The city has contracted with Baker Tilly Verchow Krause, an international firm, to conduct another city manager search, but a representative of those Dallas consultants told councilmembers the search is only a week underway. A national search includes outreach, advertising, marketing, screening applicants and ID’ing semifinalists. That’s a lot of work.

The end goal, the consultants say, is finding a city manager who is educated, experienced, approachable, detailed, ethical, financially strong and friendly. Sounds a lot like Rebecca Underhill, the lady who followed Robinson into the vacant interim role and who just retired from city service for a second time. Sounds something like the current interim city manager.

What the city can ill afford is another fruitless search. When the last search landed on four semifinalists, two had active legal actions against their last employer. That was peculiar. When none of the four drew majority support from the City Council, that may have sent an ominous message to others who might consider applying for city manager this time.

A failed search would be embarrassing to this City Council; many councilmembers may or will seek reelection in 2020. They can ill afford to flop on this basic task for choosing a top professional to carry out the council’s policy decisions.
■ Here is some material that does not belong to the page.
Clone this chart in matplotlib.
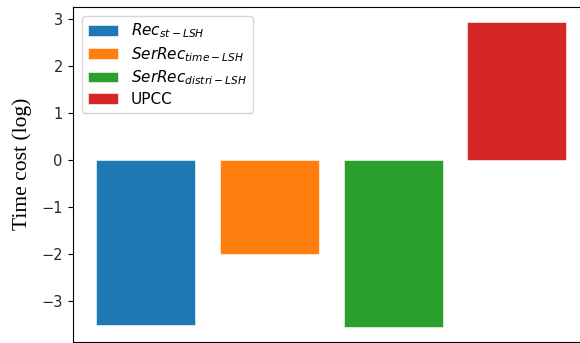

For now, interim city manager Ron Burton is a most capable replacement. But Robinson had two assistant city managers — Underhill and Burton — behind him and Underhill had just one, Burton, to back her up. Burton has no one behind him.

We appreciate that a professional search firm is in charge. We understand that it takes time to find the right person to lead a city of this size. But all of us know, too, how high the stakes are for getting the right result this time.